_Instruction_:
Copy all of the material exactly. Pictures are not to appear in the copy.

_Recorded information_:

════════

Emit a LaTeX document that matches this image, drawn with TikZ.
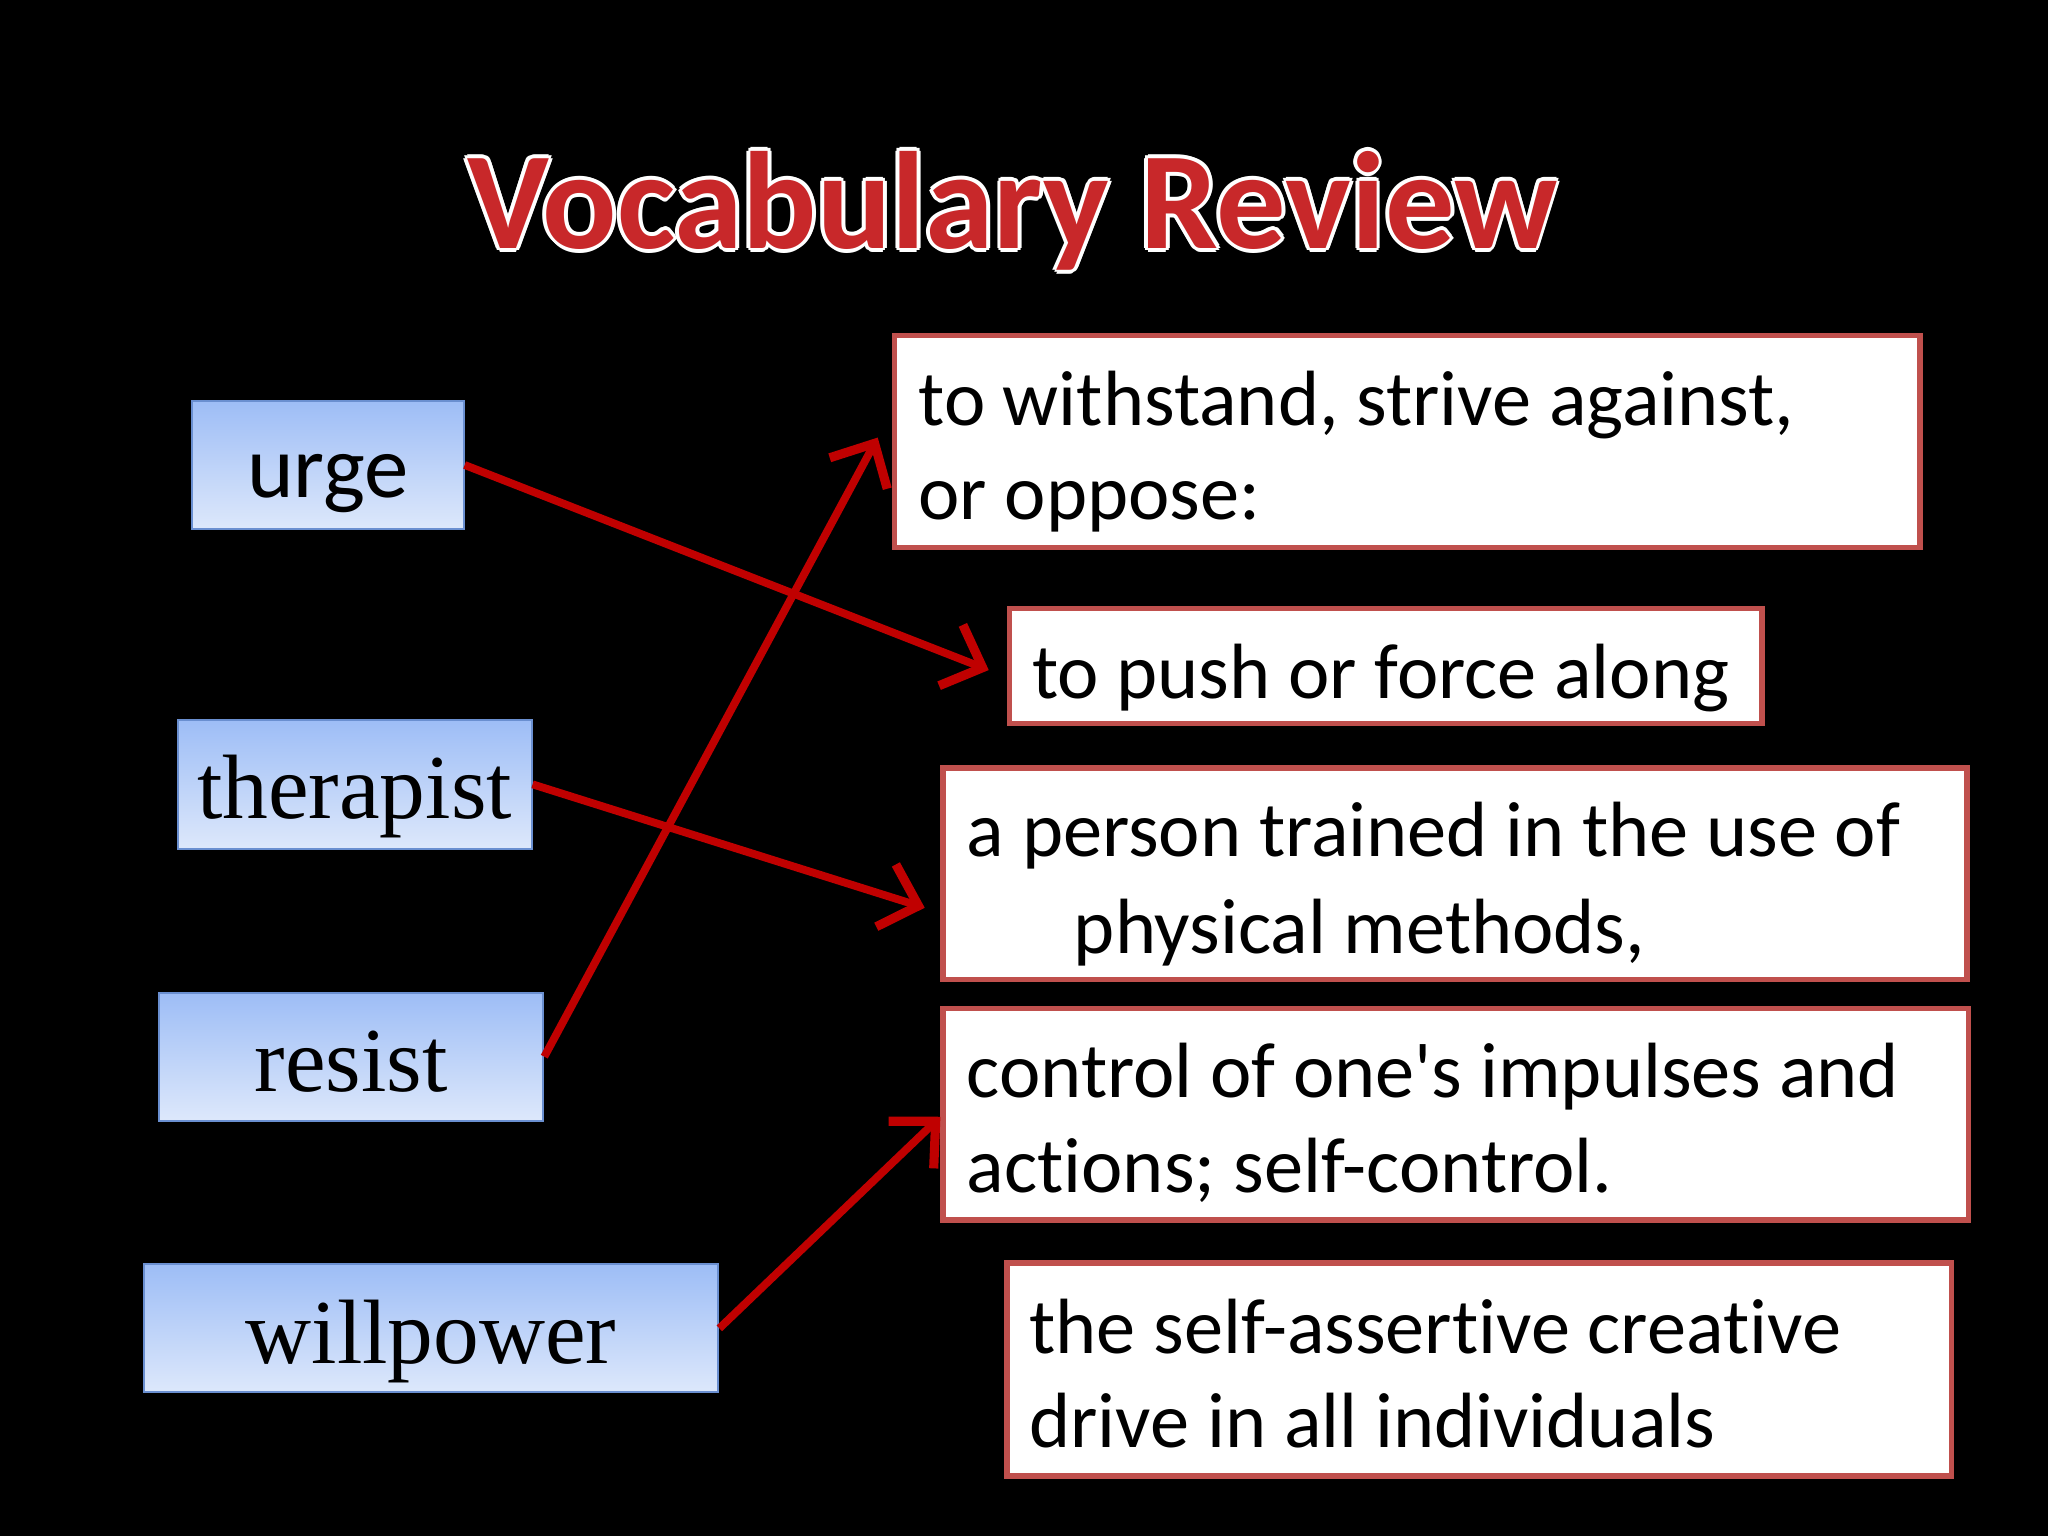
\documentclass[tikz,border=0pt]{standalone}
\usepackage{fontspec}
\setmainfont{Carlito}[Ligatures={NoCommon}]
\newfontfamily\serifw{Liberation Serif}
\usetikzlibrary{arrows.meta}
\definecolor{arr}{HTML}{C00000}
\definecolor{bord}{HTML}{C0504D}
\definecolor{btop}{HTML}{9DBDF6}
\definecolor{bbot}{HTML}{DDE8FB}
\definecolor{bbord}{HTML}{6A8FD0}
\definecolor{ttl}{HTML}{C8282A}
\tikzset{
 word/.style={draw=bbord,line width=1.5pt,top color=btop,bottom color=bbot,inner sep=0pt},
 defbox/.style={draw=bord,fill=white,line width=4pt,inner sep=0pt},
 deftxt/.style={anchor=base west,inner sep=0pt,font=\fontsize{60}{66}\selectfont},
 link/.style={draw=arr,line width=6pt,-{Straight Barb[length=26pt,width=50pt,line width=7pt]}},
}
\begin{document}
\begin{tikzpicture}[x=1pt,y=-1pt]
\fill[black] (0,0) rectangle (1568,1176);
\useasboundingbox (0,0) rectangle (1568,1176);
% title
\foreach \dx/\dy in {-3/0,3/0,0/-3,0/3,-2/-2,2/2,-2/2,2/-2}
  \node[text=white,font=\fontsize{106}{110}\bfseries\selectfont,anchor=base] at (775+\dx,190+\dy) {Vocabulary Review};
\node[text=ttl,font=\fontsize{106}{110}\bfseries\selectfont,anchor=base] (title) at (775,190) {Vocabulary Review};
% word boxes
\node[word,minimum width=208pt,minimum height=98pt] (urge) at (251,356) {};
\node[anchor=base,font=\fontsize{68}{72}\selectfont] at (251,381) {urge};
\node[word,minimum width=271pt,minimum height=99pt] (ther) at (271.5,600.5) {};
\node[anchor=base,font=\serifw\fontsize{70}{76}\selectfont] at (271.5,627) {therapist};
\node[word,minimum width=294pt,minimum height=98pt] (res) at (269,809) {};
\node[anchor=base,font=\serifw\fontsize{70}{76}\selectfont] at (269,836) {resist};
\node[word,minimum width=440pt,minimum height=98pt] (will) at (330,1017) {};
\node[anchor=base,font=\serifw\fontsize{70}{76}\selectfont] at (330,1044) {willpower};
% definition boxes
\node[defbox,minimum width=785pt,minimum height=162pt] (d1) at (1077.5,338) {};
\node[deftxt] at (703,326) {to withstand, strive against,};
\node[deftxt] at (703,398) {or oppose:};
\node[defbox,minimum width=576pt,minimum height=88pt] (d2) at (1061,510) {};
\node[deftxt] at (790,535) {to push or force along};
\node[defbox,minimum width=784pt,minimum height=162pt] (d3) at (1114,669) {};
\node[deftxt] at (740,656) {a person trained in the use of};
\node[deftxt] at (822,730) {physical methods,};
\node[defbox,minimum width=785pt,minimum height=162pt] (d4) at (1114.5,853) {};
\node[deftxt] at (740,840) {control of one\textquotesingle s impulses and};
\node[deftxt] at (740,913) {actions; self-control.};
\node[defbox,minimum width=723pt,minimum height=163pt] (d5) at (1132.5,1048.5) {};
\node[deftxt] at (788,1036) {the self-assertive creative};
\node[deftxt] at (788,1108) {drive in all individuals};
% connectors
\coordinate (a1) at (757,513);
\coordinate (a2) at (708,695);
\coordinate (a3) at (672,335);
\coordinate (a4) at (720,855);
\draw[link] (urge.east) -- (a1);
\draw[link] (ther.east) -- (a2);
\draw[link] (res.east) -- (a3);
\draw[link] (will.east) -- (a4);
\end{tikzpicture}
\end{document}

════════

_Result of this task_:
Emit a LaTeX document that matches this image, drawn with TikZ.
\documentclass[tikz,border=0pt]{standalone}
\usepackage{fontspec}
\setmainfont{Carlito}[Ligatures={NoCommon}]
\newfontfamily\serifw{Liberation Serif}
\usetikzlibrary{arrows.meta}
\definecolor{arr}{HTML}{C00000}
\definecolor{bord}{HTML}{C0504D}
\definecolor{btop}{HTML}{9DBDF6}
\definecolor{bbot}{HTML}{DDE8FB}
\definecolor{bbord}{HTML}{6A8FD0}
\definecolor{ttl}{HTML}{C8282A}
\tikzset{
 word/.style={draw=bbord,line width=1.5pt,top color=btop,bottom color=bbot,inner sep=0pt},
 defbox/.style={draw=bord,fill=white,line width=4pt,inner sep=0pt},
 deftxt/.style={anchor=base west,inner sep=0pt,font=\fontsize{60}{66}\selectfont},
 link/.style={draw=arr,line width=6pt,-{Straight Barb[length=26pt,width=50pt,line width=7pt]}},
}
\begin{document}
\begin{tikzpicture}[x=1pt,y=-1pt]
\fill[black] (0,0) rectangle (1568,1176);
\useasboundingbox (0,0) rectangle (1568,1176);
% title
\foreach \dx/\dy in {-3/0,3/0,0/-3,0/3,-2/-2,2/2,-2/2,2/-2}
  \node[text=white,font=\fontsize{106}{110}\bfseries\selectfont,anchor=base] at (775+\dx,190+\dy) {Vocabulary Review};
\node[text=ttl,font=\fontsize{106}{110}\bfseries\selectfont,anchor=base] (title) at (775,190) {Vocabulary Review};
% word boxes
\node[word,minimum width=208pt,minimum height=98pt] (urge) at (251,356) {};
\node[anchor=base,font=\fontsize{68}{72}\selectfont] at (251,381) {urge};
\node[word,minimum width=271pt,minimum height=99pt] (ther) at (271.5,600.5) {};
\node[anchor=base,font=\serifw\fontsize{70}{76}\selectfont] at (271.5,627) {therapist};
\node[word,minimum width=294pt,minimum height=98pt] (res) at (269,809) {};
\node[anchor=base,font=\serifw\fontsize{70}{76}\selectfont] at (269,836) {resist};
\node[word,minimum width=440pt,minimum height=98pt] (will) at (330,1017) {};
\node[anchor=base,font=\serifw\fontsize{70}{76}\selectfont] at (330,1044) {willpower};
% definition boxes
\node[defbox,minimum width=785pt,minimum height=162pt] (d1) at (1077.5,338) {};
\node[deftxt] at (703,326) {to withstand, strive against,};
\node[deftxt] at (703,398) {or oppose:};
\node[defbox,minimum width=576pt,minimum height=88pt] (d2) at (1061,510) {};
\node[deftxt] at (790,535) {to push or force along};
\node[defbox,minimum width=784pt,minimum height=162pt] (d3) at (1114,669) {};
\node[deftxt] at (740,656) {a person trained in the use of};
\node[deftxt] at (822,730) {physical methods,};
\node[defbox,minimum width=785pt,minimum height=162pt] (d4) at (1114.5,853) {};
\node[deftxt] at (740,840) {control of one\textquotesingle s impulses and};
\node[deftxt] at (740,913) {actions; self-control.};
\node[defbox,minimum width=723pt,minimum height=163pt] (d5) at (1132.5,1048.5) {};
\node[deftxt] at (788,1036) {the self-assertive creative};
\node[deftxt] at (788,1108) {drive in all individuals};
% connectors
\coordinate (a1) at (757,513);
\coordinate (a2) at (708,695);
\coordinate (a3) at (672,335);
\coordinate (a4) at (720,855);
\draw[link] (urge.east) -- (a1);
\draw[link] (ther.east) -- (a2);
\draw[link] (res.east) -- (a3);
\draw[link] (will.east) -- (a4);
\end{tikzpicture}
\end{document}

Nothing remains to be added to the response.